What is important is not the authenticity of the objects but the fact that it is only a theme. Everything can be transformed into the stage of abstractness that directs the absence of meaning. For example, the more real or detailed the represented landscape in his paintings become, the more abstract place the stage is made into. This gives rise to another question on Ha Ji Hoon’s painting. Does painting remain as representation of these rhetoric arrangements? Or is it necessary to evoke the objective of this rhetoric? What does the overlapping of representative landscape, representative things, and representative space suggest about painting? In the case of Ha Ji Hoon, he raises these questions in the form of expanded images which partially dissolve the existing stage. In 〈Landscapes-Traces〉, he describes the remnants of overall landscape, or momentarily observed images of close-up parts with extremely simplified touches and colors.
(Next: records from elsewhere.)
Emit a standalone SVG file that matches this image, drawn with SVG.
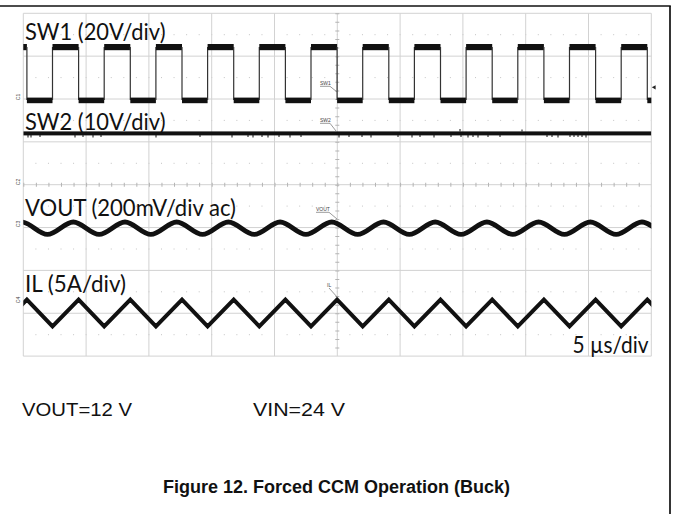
<svg xmlns="http://www.w3.org/2000/svg" width="673" height="514" viewBox="0 0 673 514">
<style>
.grid{stroke:#d2d2d2;stroke-width:1;fill:none}
.dots{stroke:#c4c4c4;stroke-width:1;stroke-dasharray:1 11.56;fill:none}
.lbl{font-family:Lato,"Open Sans",sans-serif;font-size:24px;fill:#111}
.tiny{font-family:"Liberation Sans",Arial,sans-serif;font-size:5px;fill:#444}
.lead{stroke:#555;stroke-width:0.6;fill:none}
.cap{font-family:"Liberation Sans",Arial,sans-serif;font-size:18px;fill:#111}
.edge{stroke:#333;stroke-width:1.2}
</style>
<defs>
<clipPath id="scr"><rect x="23.3" y="13.3" width="628" height="342.8"/></clipPath>
<g id="sw1period">
<rect x="0" y="44" width="26.1" height="6.2" fill="#111"/>
<line class="edge" x1="26.1" y1="47" x2="26.1" y2="100"/>
<rect x="26.1" y="97.6" width="25.6" height="5.6" fill="#111"/>
<line class="edge" x1="51.7" y1="47" x2="51.7" y2="100"/>
</g>
</defs>
<rect width="673" height="514" fill="#fff"/>
<!-- outer frame -->
<line x1="0" y1="6" x2="670.8" y2="6" stroke="#111" stroke-width="1.7"/>
<line x1="670" y1="6" x2="670" y2="514" stroke="#111" stroke-width="1.7"/>
<!-- graticule -->
<g id="graticule">
<path class="dots" d="M35.4,34.7H651M35.4,77.6H651M35.4,120.4H651M35.4,163.3H651M35.4,206.1H651M35.4,249H651M35.4,291.8H651M35.4,334.7H651"/>
<path class="grid" d="M23.3,13.3V356.1M86.1,13.3V356.1M148.9,13.3V356.1M211.7,13.3V356.1M274.5,13.3V356.1M337.3,13.3V356.1M400.1,13.3V356.1M462.9,13.3V356.1M525.7,13.3V356.1M588.5,13.3V356.1M651.3,13.3V356.1"/>
<path class="grid" d="M23.3,13.3H651.3M23.3,56.15H651.3M23.3,99H651.3M23.3,141.85H651.3M23.3,184.7H651.3M23.3,227.55H651.3M23.3,270.4H651.3M23.3,313.25H651.3M23.3,356.1H651.3"/>
<line x1="337.3" y1="13.3" x2="337.3" y2="356.1" stroke="#b4b4b4" stroke-width="4" stroke-dasharray="1 7.57"/>
<line x1="23.3" y1="184.7" x2="651.3" y2="184.7" stroke="#b4b4b4" stroke-width="4" stroke-dasharray="1 11.56"/>
</g>
<!-- waveforms -->
<g id="traces" clip-path="url(#scr)">
<g id="sw1">
<use href="#sw1period" x="0.8"/>
<use href="#sw1period" x="52.5"/>
<use href="#sw1period" x="104.2"/>
<use href="#sw1period" x="155.9"/>
<use href="#sw1period" x="207.6"/>
<use href="#sw1period" x="259.3"/>
<use href="#sw1period" x="311"/>
<use href="#sw1period" x="362.7"/>
<use href="#sw1period" x="414.4"/>
<use href="#sw1period" x="466.1"/>
<use href="#sw1period" x="517.8"/>
<use href="#sw1period" x="569.5"/>
<use href="#sw1period" x="621.2"/>
</g>
<g id="sw2">
<rect x="23.3" y="131.4" width="628" height="4" fill="#111"/>
<path d="M28,135v2.5M31,135v2.5M40,135v2M75,135v2.5M83,135v2M93,135v2.5M101,135v2M156,135v2.5M200,135v2M232,135v2.5M248,135v2M253,135v2.5M262,135v2M268,135v2.5M279,135v2M290,135v2.5M301,135v2M339,135v2.5M349,135v2M362,135v2M371,135v2.5M398,135v2M412,135v2.5M420,135v2M434,135v2.5M451,135v2M461,135v2M468,135v2.5M473,135v2M478,135v2.5M488,135v2M500,135v2M547,135v2M552,135v2M558,135v2.5M570,135v2M574,135v2M578,135v2M582,135v2M586,135v2.5M460,131.5v-2.5M522,131.5v-2" stroke="#111" stroke-width="1"/>
</g>
<path id="vout" d="M21.6,222c8.617,0 17.233,12.4 25.85,12.4c8.617,0 17.233,-12.4 25.85,-12.4c8.617,0 17.233,12.4 25.85,12.4c8.617,0 17.233,-12.4 25.85,-12.4c8.617,0 17.233,12.4 25.85,12.4c8.617,0 17.233,-12.4 25.85,-12.4c8.617,0 17.233,12.4 25.85,12.4c8.617,0 17.233,-12.4 25.85,-12.4c8.617,0 17.233,12.4 25.85,12.4c8.617,0 17.233,-12.4 25.85,-12.4c8.617,0 17.233,12.4 25.85,12.4c8.617,0 17.233,-12.4 25.85,-12.4c8.617,0 17.233,12.4 25.85,12.4c8.617,0 17.233,-12.4 25.85,-12.4c8.617,0 17.233,12.4 25.85,12.4c8.617,0 17.233,-12.4 25.85,-12.4c8.617,0 17.233,12.4 25.85,12.4c8.617,0 17.233,-12.4 25.85,-12.4c8.617,0 17.233,12.4 25.85,12.4c8.617,0 17.233,-12.4 25.85,-12.4c8.617,0 17.233,12.4 25.85,12.4c8.617,0 17.233,-12.4 25.85,-12.4c8.617,0 17.233,12.4 25.85,12.4c8.617,0 17.233,-12.4 25.85,-12.4c8.617,0 17.233,12.4 25.85,12.4c8.617,0 17.233,-12.4 25.85,-12.4" fill="none" stroke="#111" stroke-width="4.8"/>
<path id="il" d="M0.8,326.4l26.1,-26.8l25.6,26.8l26.1,-26.8l25.6,26.8l26.1,-26.8l25.6,26.8l26.1,-26.8l25.6,26.8l26.1,-26.8l25.6,26.8l26.1,-26.8l25.6,26.8l26.1,-26.8l25.6,26.8l26.1,-26.8l25.6,26.8l26.1,-26.8l25.6,26.8l26.1,-26.8l25.6,26.8l26.1,-26.8l25.6,26.8l26.1,-26.8l25.6,26.8l26.1,-26.8l25.6,26.8" fill="none" stroke="#111" stroke-width="4"/>
</g>
<!-- trigger marker -->
<polygon points="651.8,87.3 655.6,85.2 655.6,89.4" fill="#222"/>
<!-- channel markers -->
<g id="chmarks">
<text class="tiny" transform="translate(20,97) rotate(-90)" text-anchor="middle">C1</text>
<text class="tiny" transform="translate(20,182) rotate(-90)" text-anchor="middle">C2</text>
<text class="tiny" transform="translate(20,224) rotate(-90)" text-anchor="middle">C3</text>
<text class="tiny" transform="translate(20,300) rotate(-90)" text-anchor="middle">C4</text>
</g>
<!-- small trace labels -->
<g id="tracelabels">
<text class="tiny" x="320" y="85">SW1</text>
<path class="lead" d="M320,86.3H330L337,92"/>
<text class="tiny" x="320" y="122">SW2</text>
<path class="lead" d="M320,123.3H330L336,131"/>
<text class="tiny" x="316" y="211">VOUT</text>
<path class="lead" d="M316,212.3H329L337,219"/>
<text class="tiny" x="327" y="287">IL</text>
<path class="lead" d="M329,288L338,298"/>
</g>
<!-- big labels -->
<text class="lbl" x="25" y="39.5" textLength="140.5" lengthAdjust="spacingAndGlyphs">SW1 (20V/div)</text>
<text class="lbl" x="25" y="129.5" textLength="140.5" lengthAdjust="spacingAndGlyphs">SW2 (10V/div)</text>
<text class="lbl" x="25" y="215.5" textLength="211" lengthAdjust="spacingAndGlyphs">VOUT (200mV/div ac)</text>
<text class="lbl" x="25" y="291.5" textLength="101" lengthAdjust="spacingAndGlyphs">IL (5A/div)</text>
<text class="lbl" x="572.5" y="352.5" textLength="76" lengthAdjust="spacingAndGlyphs">5 µs/div</text>
<!-- bottom texts -->
<text class="cap" x="22" y="416" font-size="20" textLength="110" lengthAdjust="spacingAndGlyphs">VOUT=12 V</text>
<text class="cap" x="253" y="416" font-size="20" textLength="92" lengthAdjust="spacingAndGlyphs">VIN=24 V</text>
<text class="cap" x="163" y="493" font-weight="bold">Figure 12. Forced CCM Operation (Buck)</text>
</svg>
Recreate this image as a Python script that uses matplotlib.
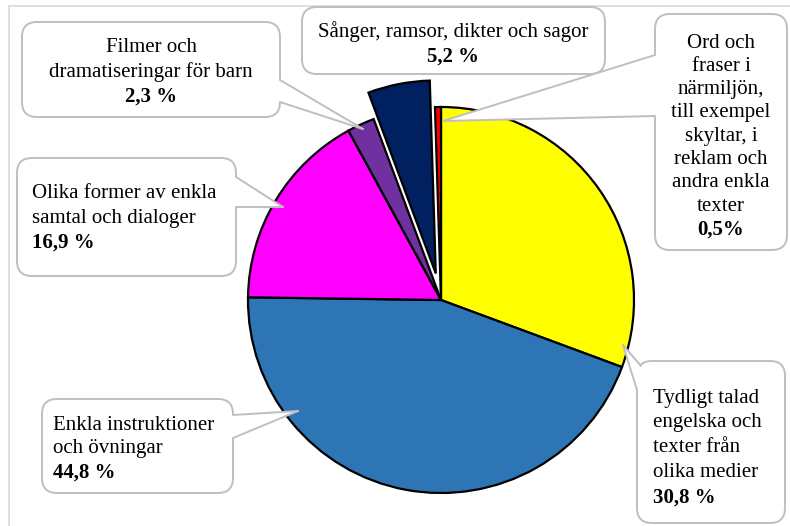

He tells us that the picturesque signs―basic vocabularies or knots made of color, strokes, and paints―provides this system with the raison-d’ê̂tre. Characters are picturesque beings with different memories and narratives. What connects them is continuity that is as picturesque as the dramatic space. Painting as an independent world can be connected to the world outside through the overlapping of viewpoints of the artist―viewers―characters, or gives the beings within the world the impossibility-of-replacement as individual beings.
Ha Ji Hoon’s paintings remind us of a specific tradition in art history, which was not frequently dealt with in the Korean art history. It is the history of painting as a dramatic device which is associated with anamorphosis in the Renaissance period, Velasquez, Holbein, Manet, and Duchamp. It intersects the realm of knowledge and dreams, and similarity and unconsciousness, and weaves everyday life and intuition, and speed and continuity into one cloth. It is really important and interesting to observe how his unique artistic effort will develop in this tradition, which is filled with erudition and poetic inspiration, imagination and interest in the other side of visual recognition. The continuity in this visual tradition is the reason painting still takes an essential place in the panorama of contemporary art.